Seattle Children’s Hospital is currently using “a multitude of different tools and is running over 1,600 clinical and non-clinical applications”.

The integrated EMR (Epic) was implemented during the pandemic, and Zafar shared that a “major digital programme is around the modernisation of our enterprise resource planning system, which manages our human resources, supply chain, and finance. That is a migration from IN4 to Workday cloud. We’re a couple of months away from phase one go-live, so we’re putting a lot of money into modernising this system as a core platform.”

In terms of infrastructure, Zafar shared that the organisation has done “a lot of work” on wireless networking, “to become a software defined network, so that our systems can easily connect to the network”, and to boost the organisation’s cybersecurity, which is another area that has seen “huge investment”.

Looking ahead, Zafar told us that he would like to specifically do more in generative AI. “You now have much bigger data sources to crunch numbers on, so we want to expand in the AI space if it makes sense for clinical use cases.”

Another thing under consideration for the next fiscal year is “what things like robotics mean for our organisation,” Zafar shared. “We want to see whether there are any use cases there for us moving forwards.”

He added that one of the biggest challenges he and his team face in taking these steps and introducing new digital tools or solutions is money.

“Obviously, we have to be careful how we spend – because our key focus is not to buy technology, but to take care of kids.
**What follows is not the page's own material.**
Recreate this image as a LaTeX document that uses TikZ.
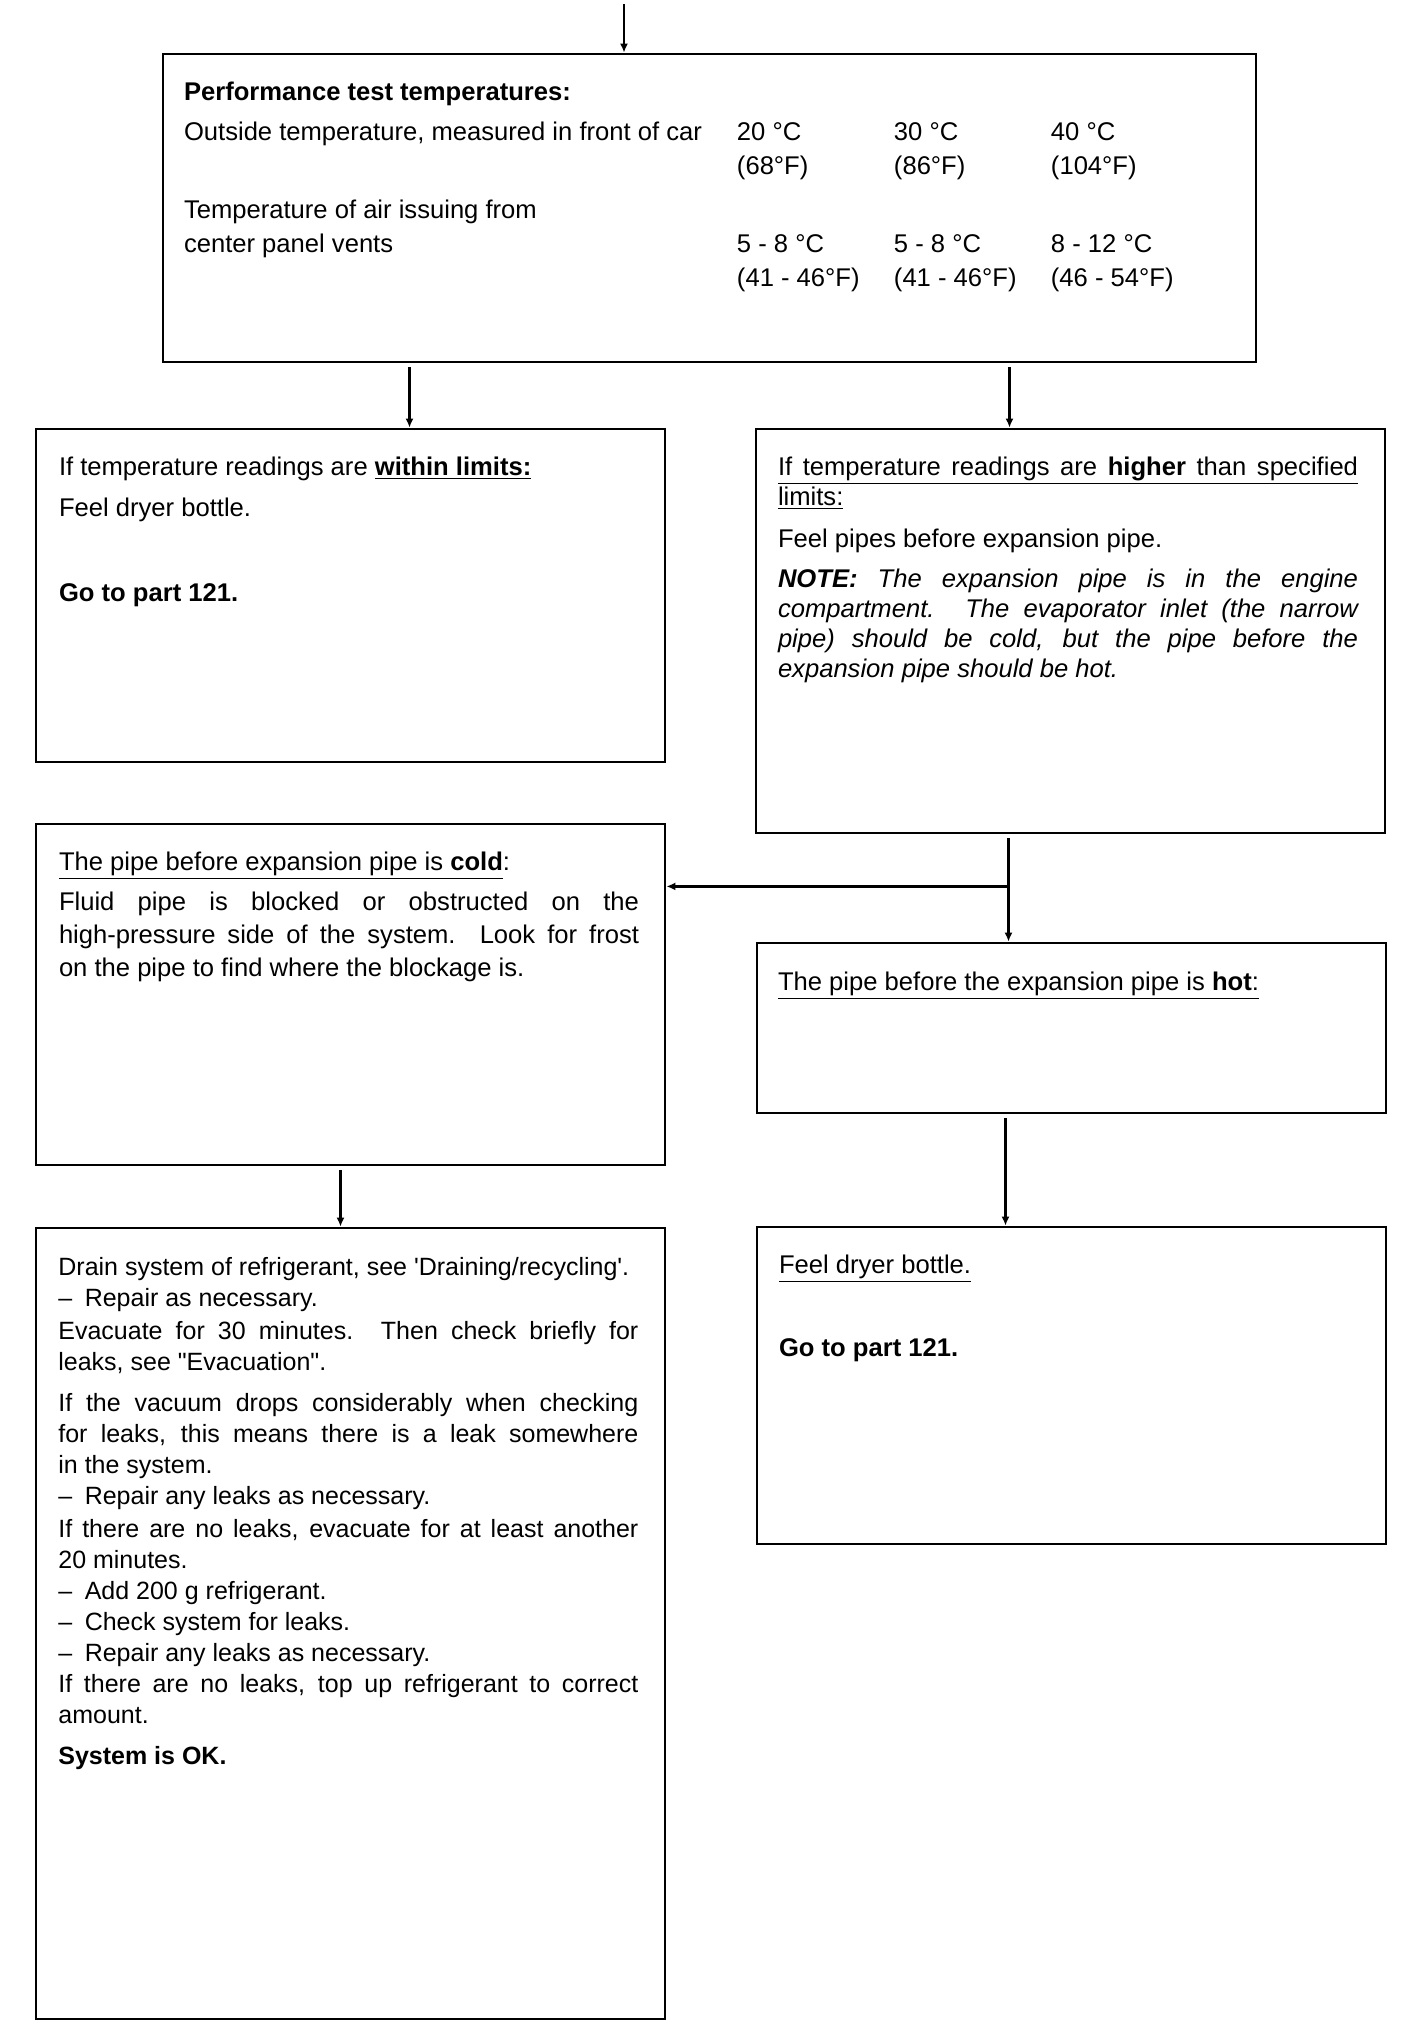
\documentclass[tikz,border=0pt]{standalone}
\usepackage{fontspec}
\setmainfont{Liberation Sans}
\newfontfamily\qfont{Liberation Sans}[Ligatures=TeXOff]
\usetikzlibrary{arrows.meta,positioning}

\begin{document}
\begin{tikzpicture}[
  x=0.5pt, y=-0.5pt,
  tbox/.style={draw, line width=1.4pt, minimum width=314.5pt, inner sep=0pt},
  tpara/.style={inner sep=0pt, text width=290pt, align=justify, font=\fontsize{12.8}{16.5}\selectfont},
  arr/.style={-{Latex[length=4.5pt,width=4pt]}, line width=1.4pt, shorten <=2pt}
]
\useasboundingbox (0,0) rectangle (1408,2026);

% boxes
\coordinate (start) at (624,0);
\node[tbox, minimum width=546.5pt, minimum height=154pt] (perf) at (709.5,208) {};
\node[tbox, minimum height=166.5pt] (within) at (350.5,595.5) {};
\node[tbox, minimum height=202pt] (higher) at (1070.5,631) {};
\node[tbox, minimum height=170.5pt] (cold) at (350.5,994.5) {};
\node[tbox, minimum height=85pt] (hot) at (1071.5,1028) {};
\node[tbox, minimum height=395.5pt] (drain) at (350.5,1623.5) {};
\node[tbox, minimum height=158.5pt] (dryer) at (1071.5,1385.5) {};

% texts
\node[inner sep=0pt, font=\fontsize{12.8}{17}\selectfont, below right=12pt and 11pt of perf.north west] (perfT) {%
\begin{tabular}{@{}p{276.5pt}@{}p{78.5pt}@{}p{78.5pt}@{}l@{}}
\multicolumn{4}{@{}l@{}}{\textbf{Performance test temperatures:}}\\[3pt]
Outside temperature, measured in front of car & 20 °C & 30 °C & 40 °C\\
 & (68°F) & (86°F) & (104°F)\\[5pt]
Temperature of air issuing from & & & \\
center panel vents & 5 - 8 °C & 5 - 8 °C & 8 - 12 °C\\
 & (41 - 46°F) & (41 - 46°F) & (46 - 54°F)
\end{tabular}};
\node[tpara, below right=14.5pt and 12pt of within.north west] (withinT) {If temperature readings are \underline{\textbf{within limits:}}\par\vspace{4pt}Feel dryer bottle.\par\vspace{26pt}\textbf{Go to part 121.}};
\node[tpara, font=\fontsize{12.8}{15}\selectfont, below right=14.5pt and 11.5pt of higher.north west] (higherT) {\underline{\makebox[\hsize][s]{If temperature readings are \textbf{higher} than specified}}\par\underline{limits:}\par\vspace{6pt}Feel pipes before expansion pipe.\par\vspace{5pt}\fontsize{12.8}{16.5}\selectfont\tolerance=9999 \textit{\textbf{NOTE:} The expansion pipe is in the engine\linebreak compartment.  The evaporator inlet (the narrow\linebreak pipe) should be cold, but the pipe before the\linebreak expansion pipe should be hot.}};
\node[tpara, below right=14.5pt and 12pt of cold.north west] (coldT) {\underline{The pipe before expansion pipe is \textbf{cold}}:\par\vspace{3.5pt}\tolerance=9999 Fluid pipe is blocked or obstructed on the\linebreak \mbox{high-pressure} side of the system.  Look for frost\linebreak on the pipe to find where the blockage is.};
\node[tpara, below right=15pt and 11pt of hot.north west] (hotT) {\underline{The pipe before the expansion pipe is \textbf{hot}:}};
\node[tpara, font=\fontsize{12.5}{15.5}\selectfont, below right=15pt and 11.7pt of drain.north west] (drainT) {\tolerance=9999 Drain system of refrigerant, see {\qfont'}Draining/recycling{\qfont'}.\par
--\enspace Repair as necessary.\par\vspace{1pt}
Evacuate for 30 minutes.  Then check briefly for\linebreak leaks, see {\qfont"}Evacuation{\qfont"}.\par\vspace{5pt}
If the vacuum drops considerably when checking\linebreak for leaks, this means there is a leak somewhere\linebreak in the system.\par
--\enspace Repair any leaks as necessary.\par\vspace{1pt}
If there are no leaks, evacuate for at least another\linebreak 20 minutes.\par
--\enspace Add 200 g refrigerant.\par
--\enspace Check system for leaks.\par
--\enspace Repair any leaks as necessary.\par
If there are no leaks, top up refrigerant to correct\linebreak amount.\par\vspace{5pt}
\textbf{System is OK.}};
\node[tpara, below right=14.5pt and 11.5pt of dryer.north west] (dryerT) {\underline{Feel dryer bottle.}\par\vspace{25pt}\textbf{Go to part 121.}};

% arrows
\draw[arr] (start) -- (start |- perf.north);
\draw[arr] ([xshift=-150pt]perf.south) -- ([xshift=-150pt]perf.south |- within.north);
\draw[arr] ([xshift=150pt]perf.south) -- ([xshift=150pt]perf.south |- higher.north);
\draw[arr] ([xshift=-31pt]higher.south) -- ([xshift=-31pt]higher.south |- hot.north);
\coordinate (split) at ([xshift=-31pt,yshift=-26pt]higher.south);
\draw[arr, shorten <=0pt] (split) -- (split -| cold.east);
\draw[arr] ([xshift=-5pt]cold.south) -- ([xshift=-5pt]cold.south |- drain.north);
\draw[arr] ([xshift=-33pt]hot.south) -- ([xshift=-33pt]hot.south |- dryer.north);
\end{tikzpicture}
\end{document}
So we work to stay ahead of the curve in terms of what we’re measured against and how we deliver services to our customers.”

Zafar continued: “Getting investment in technology comes from the fact that your organisation is generating enough money to do so; but across the US there are very few healthcare systems that are actually generating this type of money to then reinvest in technology. Making the right investments is always going to be the biggest challenge – you have to invest your money in tools which bring a true return on investment.

“Retention is also important, so if you want to retain and recruit the best talent that’s hard to do if you don’t pay the best salaries. We also see that in access to care, the demand outweighs the capacity to deliver. Getting kids into our health system is hard, because we’re always full.”

Ultimately, Zafar concluded, “Although technology could have some impact on that, you can’t replace people. You can’t replace doctors and nurses with technology; you can speed up their work with technology, but there aren’t enough doctors and nurses globally being trained.”

We’d like to thank Zafar for taking the time out to talk to us, and for sharing his insights.